Global Guidance for Local Generalization in Model Checking

TL;DR

This paper introduces a systematic method to enhance local reasoning in SMT-based model checking by integrating explicit global guidance, significantly improving effectiveness and stability in verifying infinite state systems.

Contribution

The paper proposes three novel rules for global guidance in IC3-style algorithms, extending the SMT-IC3 paradigm and implementing them in the SPACER solver.

Findings

GSPACER outperforms SPACER and global reasoning alone in effectiveness.

GSPACER is insensitive to interpolation, unlike previous methods.

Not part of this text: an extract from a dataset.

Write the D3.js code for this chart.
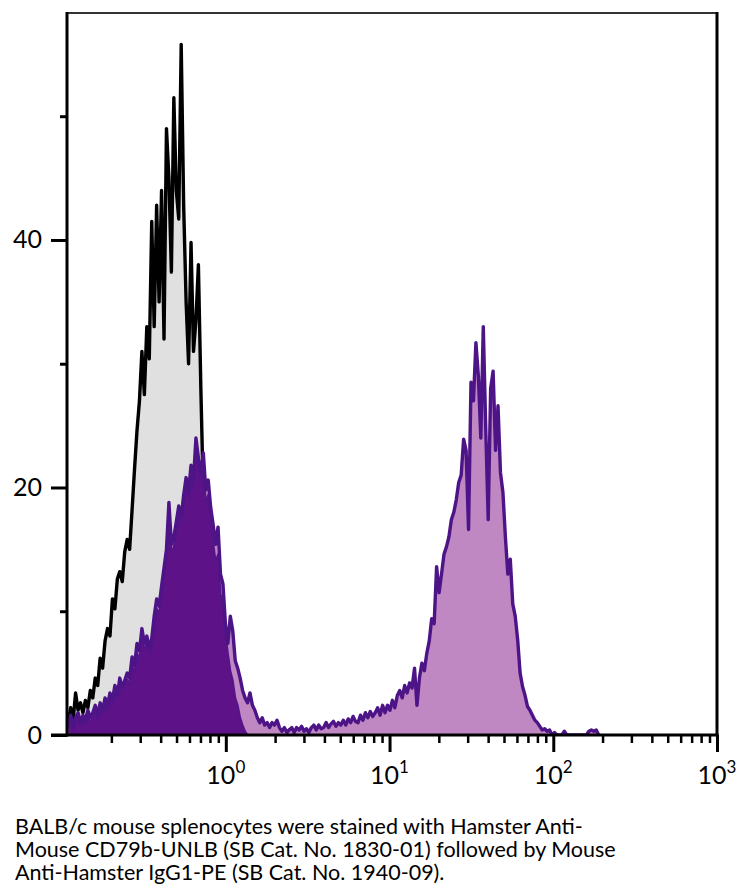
<!DOCTYPE html>
<html>
<head>
<meta charset="utf-8">
<script src="https://cdn.jsdelivr.net/npm/d3@7"></script>
<style>
  body { margin: 0; background: #fff; }
  svg { display: block; font-family: Lato, "Open Sans", sans-serif; }
</style>
</head>
<body>
<svg id="chart" width="744" height="896"></svg>
<script>
// histogram bins are evenly spaced in log10 units, first bin centre and bin width
var binLog0 = -0.9625;
var binWidth = 0.015;

// unstained control (grey fill, black line)
var unstained = [
  1.0, 2.2, 1.2, 3.4, 2.0, 2.6, 1.8, 2.8, 2.2, 3.6,
  3.0, 4.6, 4.0, 6.2, 5.4, 7.6, 8.6, 8.0, 11.0, 10.2,
  12.6, 13.2, 12.4, 14.8, 15.8, 15.0, 18.2, 21.5, 24.6, 27.0,
  31.0, 27.5, 33.0, 30.4, 41.5, 33.0, 42.8, 35.0, 44.0, 32.0,
  49.0, 45.0, 37.4, 51.5, 44.0, 41.7, 55.8, 42.8, 35.0, 30.0,
  39.8, 31.0, 33.5, 38.0, 28.0, 19.5, 12.0, 7.0, 4.5, 3.0,
  2.0, 1.4, 1.0, 0.8, 0.6, 0.4, 0.3, 0.2, 0.1, 0.1,
  0, 0.2, 0, 0.1, 0.3, 0, 0.2, 0.4, 0.1, 0,
  0.3, 0.2, 0.5, 0.1, 0.3, 0, 0.4, 0.2, 0.3, 0.1,
  0.4, 0, 0.2, 0.3, 0.1, 0.2, 0, 0.1, 0, 0.2, 0
];

// anti-CD79b + secondary PE (light purple fill, dark purple line)
var stained = [
  0.8, 1.6, 0.6, 1.4, 1.8, 1.0, 1.6, 1.2, 2.0, 1.4,
  1.8, 2.4, 1.6, 2.6, 2.0, 3.0, 2.4, 3.4, 2.8, 4.0,
  3.2, 4.6, 3.8, 4.4, 5.0, 4.6, 6.3, 5.6, 7.4, 6.8,
  8.6, 7.4, 8.0, 7.0, 7.8, 9.6, 11.0, 10.4, 12.0, 13.5,
  15.0, 18.8, 15.4, 16.0, 17.2, 18.5, 17.6, 19.4, 20.8, 19.6,
  21.8, 20.6, 24.0, 22.4, 21.0, 22.8, 19.8, 20.6, 18.4, 17.0,
  15.4, 16.8, 13.0, 12.2, 9.0, 7.4, 9.6, 8.4, 6.0, 5.4,
  4.6, 3.6, 3.0, 2.6, 3.4, 2.4, 2.0, 1.4, 1.0, 1.4,
  0.8, 1.0, 0.6, 1.0, 0.8, 1.2, 0.6, 0.3, 0.6, 0.2,
  0.4, 0.6, 0.2, 0.6, 0.4, 0.7, 0.3, 0.5, 0.2, 0.6,
  0.8, 0.4, 0.8, 0.5, 0.6, 1.0, 0.6, 0.9, 1.1, 0.7,
  1.0, 0.8, 1.2, 0.8, 1.3, 1.0, 1.5, 1.1, 1.0, 1.6,
  1.2, 1.8, 1.4, 1.9, 1.5, 1.8, 2.2, 1.6, 2.4, 1.8,
  2.4, 2.0, 2.8, 2.2, 3.2, 3.6, 3.0, 4.0, 3.4, 4.2,
  3.8, 5.4, 2.4, 4.6, 5.8, 5.2, 6.6, 7.6, 9.4, 9.0,
  13.6, 11.5, 13.0, 14.6, 15.2, 16.0, 17.4, 18.0, 19.0, 20.4,
  21.0, 23.9, 23.0, 16.6, 28.5, 27.0, 31.7, 29.0, 24.0, 33.0,
  24.8, 17.4, 28.0, 29.4, 23.0, 26.6, 21.2, 19.6, 16.0, 13.0,
  14.2, 10.6, 9.6, 7.7, 5.0, 3.9, 3.2, 2.3, 2.0, 1.6,
  1.2, 1.0, 0.7, 0.4, 0.5, 0.3, 0.4, 0, 0.2, 0,
  0, 0, 0.3, 0, 0, 0, 0, 0, 0, 0,
  0, 0, 0.3, 0.4, 0.3, 0.4, 0
];

// secondary only (dark purple fill)
var secondaryOnly = [
  0.5, 1.2, 0.4, 1.0, 1.4, 0.7, 1.2, 0.9, 1.6, 1.0,
  1.4, 2.0, 1.3, 2.2, 1.7, 2.6, 2.0, 3.0, 2.4, 3.5,
  2.8, 4.0, 3.4, 3.9, 4.5, 4.1, 5.6, 5.0, 6.6, 6.2,
  7.8, 6.9, 7.4, 6.5, 7.2, 8.8, 10.2, 9.8, 11.3, 12.8,
  14.2, 17.6, 14.8, 15.2, 16.5, 17.8, 17.0, 18.6, 20.0, 18.9,
  21.0, 19.8, 23.0, 21.6, 20.2, 21.8, 18.8, 19.4, 17.2, 15.6,
  14.0, 14.6, 11.4, 10.6, 8.2, 6.6, 5.2, 4.4, 3.0, 2.4,
  1.4, 0.8, 0.3, 0
];

var yMajor = [0, 20, 40];
var yMinor = [10, 30, 50];
var xMajor = [1, 10, 100, 1000];
var xMajorExp = ["0", "1", "2", "3"];
var xMinor = [0.2, 0.3, 0.4, 0.5, 0.6, 0.7, 0.8, 0.9,
              2, 3, 4, 5, 6, 7, 8, 9,
              20, 30, 40, 50, 60, 70, 80, 90,
              200, 300, 400, 500, 600, 700, 800, 900];

var caption = [
  "BALB/c mouse splenocytes were stained with Hamster Anti-",
  "Mouse CD79b-UNLB (SB Cat. No. 1830-01) followed by Mouse",
  "Anti-Hamster IgG1-PE (SB Cat. No. 1940-09)."
];

var plotLeft = 67, plotRight = 717, plotTop = 13, plotBottom = 735;

var svg = d3.select('#chart');

var x = d3.scaleLog()
    .domain([Math.pow(10, -0.97), 1000])
    .range([plotLeft, plotRight]);

var y = d3.scaleLinear()
    .domain([0, 58.34])
    .range([plotBottom, plotTop]);

function toPoints(counts) {
    return counts.map(function(c, i) {
        return { v: Math.pow(10, binLog0 + i * binWidth), c: c };
    });
}

var area = d3.area()
    .x(function(d) { return x(d.v); })
    .y0(y(0))
    .y1(function(d) { return y(d.c); });

var line = d3.line()
    .x(function(d) { return x(d.v); })
    .y(function(d) { return y(d.c); });

// keep the histograms inside the frame
svg.append('clipPath').attr('id', 'plot-clip')
    .append('rect')
    .attr('x', plotLeft).attr('y', plotTop)
    .attr('width', plotRight - plotLeft).attr('height', plotBottom - plotTop);

var plot = svg.append('g').attr('clip-path', 'url(#plot-clip)');

var pU = toPoints(unstained);
var pS = toPoints(stained);
var pC = toPoints(secondaryOnly);

// unstained
plot.append('path').datum(pU).attr('d', area).attr('fill', '#e0e0e0');
plot.append('path').datum(pU).attr('d', line)
    .attr('fill', 'none').attr('stroke', '#000')
    .attr('stroke-width', 3.4).attr('stroke-linejoin', 'round');

// stained
plot.append('path').datum(pS).attr('d', area).attr('fill', '#c088c2');

// secondary only
plot.append('path').datum(pC).attr('d', area).attr('fill', '#5e1288');
plot.append('path').datum(pC).attr('d', line)
    .attr('fill', 'none').attr('stroke', '#56148a')
    .attr('stroke-width', 2).attr('stroke-linejoin', 'round');

// stained outline on top
plot.append('path').datum(pS).attr('d', line)
    .attr('fill', 'none').attr('stroke', '#4d1488')
    .attr('stroke-width', 3.4).attr('stroke-linejoin', 'round');

// frame
svg.append('line').attr('x1', plotLeft).attr('x2', plotRight).attr('y1', plotTop).attr('y2', plotTop)
    .attr('stroke', '#333').attr('stroke-width', 2);
svg.append('line').attr('x1', plotRight).attr('x2', plotRight).attr('y1', plotTop - 1).attr('y2', plotBottom)
    .attr('stroke', '#000').attr('stroke-width', 3);

// x axis
svg.append('g')
    .attr('transform', 'translate(0,' + plotBottom + ')')
    .call(d3.axisBottom(x).tickValues(xMinor).tickSize(8).tickSizeOuter(0).tickFormat(''))
    .call(function(g) {
        g.select('.domain').remove();
        g.selectAll('.tick line').attr('stroke-width', 2.5);
    });

svg.append('g')
    .attr('transform', 'translate(0,' + plotBottom + ')')
    .call(d3.axisBottom(x).tickValues(xMajor).tickSize(17).tickSizeOuter(0).tickFormat(''))
    .call(function(g) {
        g.select('.domain').remove();
        g.selectAll('.tick line').attr('stroke-width', 3);
    });

var xl = svg.append('g').selectAll('text')
    .data(xMajor)
    .enter().append('text')
    .attr('x', function(d) { return x(d); })
    .attr('y', 784)
    .attr('text-anchor', 'middle')
    .attr('font-size', 25)
    .attr('fill', '#000');
xl.append('tspan').text('10');
xl.append('tspan')
    .attr('dy', -11)
    .attr('font-size', 17)
    .text(function(d, i) { return xMajorExp[i]; });

// y axis
svg.append('g')
    .attr('transform', 'translate(' + plotLeft + ',0)')
    .call(d3.axisLeft(y).tickValues(yMinor).tickSize(7).tickSizeOuter(0).tickFormat(''))
    .call(function(g) {
        g.select('.domain').remove();
        g.selectAll('.tick line').attr('stroke-width', 3);
    });

svg.append('g')
    .attr('transform', 'translate(' + plotLeft + ',0)')
    .call(d3.axisLeft(y).tickValues(yMajor).tickSize(16).tickSizeOuter(0).tickPadding(9))
    .call(function(g) {
        g.select('.domain').remove();
        g.selectAll('.tick line').attr('stroke-width', 3);
        g.selectAll('.tick text')
            .attr('font-family', 'Lato, sans-serif')
            .attr('font-size', 25)
            .attr('fill', '#000');
    });

// left and bottom axis lines
svg.append('line').attr('x1', plotLeft).attr('x2', plotLeft).attr('y1', plotTop - 1).attr('y2', plotBottom + 1.5)
    .attr('stroke', '#000').attr('stroke-width', 3);
svg.append('line').attr('x1', plotLeft - 16).attr('x2', plotRight + 1.5).attr('y1', plotBottom).attr('y2', plotBottom)
    .attr('stroke', '#000').attr('stroke-width', 3);

// caption
svg.append('g').selectAll('text')
    .data(caption)
    .enter().append('text')
    .attr('x', 15)
    .attr('y', function(d, i) { return 834 + i * 23; })
    .attr('font-size', 21.5)
    .attr('fill', '#000')
    .text(function(d) { return d; });
</script>
</body>
</html>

The approach improves stability and success rate in model checking.

Abstract

SMT-based model checkers, especially IC3-style ones, are currently the most effective techniques for verification of infinite state systems. They infer global inductive invariants via local reasoning about a single step of the transition relation of a system, while employing SMT-based procedures, such as interpolation, to mitigate the limitations of local reasoning and allow for better generalization. Unfortunately, these mitigations intertwine model checking with heuristics of the underlying SMT-solver, negatively affecting stability of model checking. In this paper, we propose to tackle the limitations of locality in a systematic manner. We introduce explicit global guidance into the local reasoning performed by IC3-style algorithms. To this end, we extend the SMT-IC3 paradigm with three novel rules, designed to mitigate fundamental sources of failure that stem from locality. We instantiate these rules for the theory of Linear Integer Arithmetic and implement them on top of SPACER solver in Z3. Our empirical results show that GSPACER, SPACER extended with global guidance, is significantly more effective than both SPACER and sole global reasoning, and, furthermore, is insensitive to interpolation.